Life at Skaga is low-tech. The generator in the boathouse stays off unless there is a specific need. I may have found the one place in the world where I am out of range of the World Cup. The bathroom is a handsome A-frame outhouse decorated with official portraits of Norwegian royalty. Deposits collect in a steel drum that gets composted for two years and then goes onto the potato patch. There is running water from a spigot outside the cabin, brought down through a 900 meter long hose running up the cliffs to a nearby lake. The water is an unappetizing brown color from suspended rust, but tastes just fine. When the sun comes out for any length of time it warms the dark hose, and the water comes out at nearly body temperature. On cloudy days, scrubbing dishes chills the hands fast.
The easiest and most pleasant way to get clean is in the banya proper, which sits on a crag overlooking the open water and the little square beach. You feed the voracious stove with amazingly quick-burning little birch logs, and wait. Once the windows have fogged up you can enjoy the rare luxury of feeling excessively warm.
Most of the inhabitants on the island are sheep, who stay busy at their task of turning all of the grass on the island into slippery little piles of sheep shit. The adults have recently been shorn and look a little pitiful. The lambs are still small at this time of year and stay right by their mothers, whose sunken sides and full udders testify to the demands of parenthood. When a lamb wants to nurse it runs up to its ewe and head-butts her hard right in the udder, then kneels down on its front legs to suckle.
The sheep are a useful weather-gage.
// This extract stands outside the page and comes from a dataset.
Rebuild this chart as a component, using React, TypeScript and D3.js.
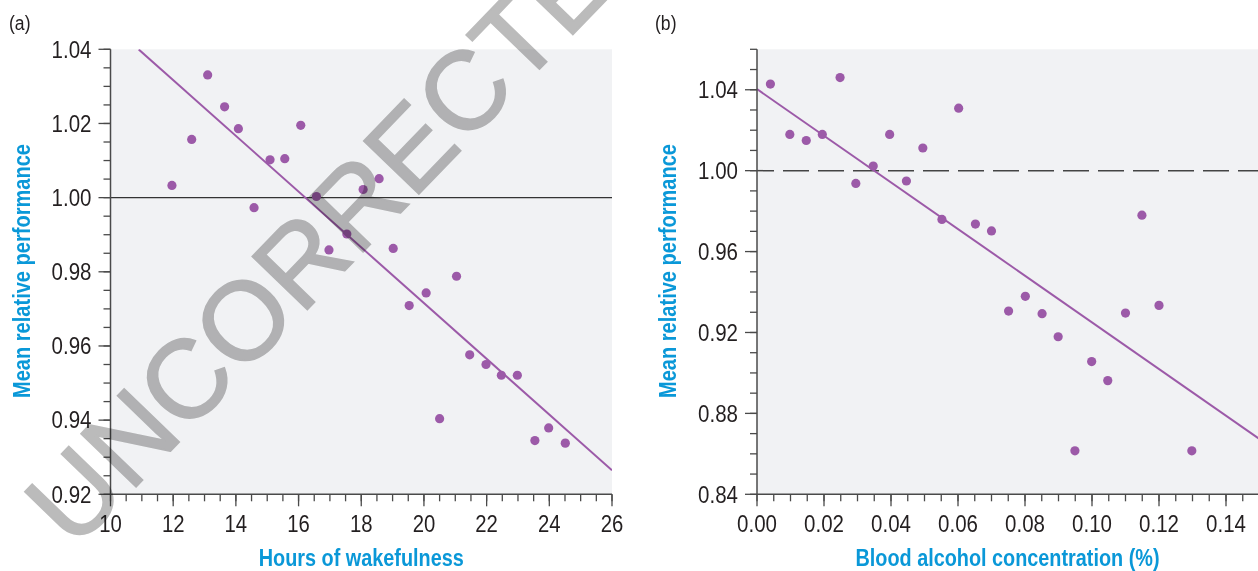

On dry or sunny days, they surround the main house and cabin, chewing placidly. When they disappear, you know it's about to get a little miserable. You can find them hiding in crags and overhangs further inland, waiting for whatever storm is coming through to blow itself out. When the weather eases a bit, they crowd in the lee of the boathouse, or try to fit under the little elevated hut used for fish-drying.
They have chewed the grass down to stubble length everywhere except the little rectangles of fenced-off land immediately surrounding the main house and cabin, which are still lush and green. The sheep stare at this with unspeakable longing. The smaller lambs have figured out that they can squeeze through the fencing, or sneak under it in places, and every once in a while a lamb will infiltrate the compound and enjoy sheep heaven for a few minutes until I come out yelling and scare it off into the wilderness.
The sheep get their revenge on me at night, when a well-timed ‘baa’ right outside the window, or a knock or two against the wall, can be quite startling, particularly on the nights when Ivar has gone and I am the only person on my half of the island.
Some of the sheep have grown used to getting a treat and will overcome their fear in order to slowly approach you and stare deep into your eyes with their strange barred pupils. For a moment, you experience a feeling of spiritual communion across the vast gulf that separates man from sheep, a strange feeling of being in communication with an utterly different mind. Then the sheep releases a terrific stream of urine. And, if you want, you can do the same.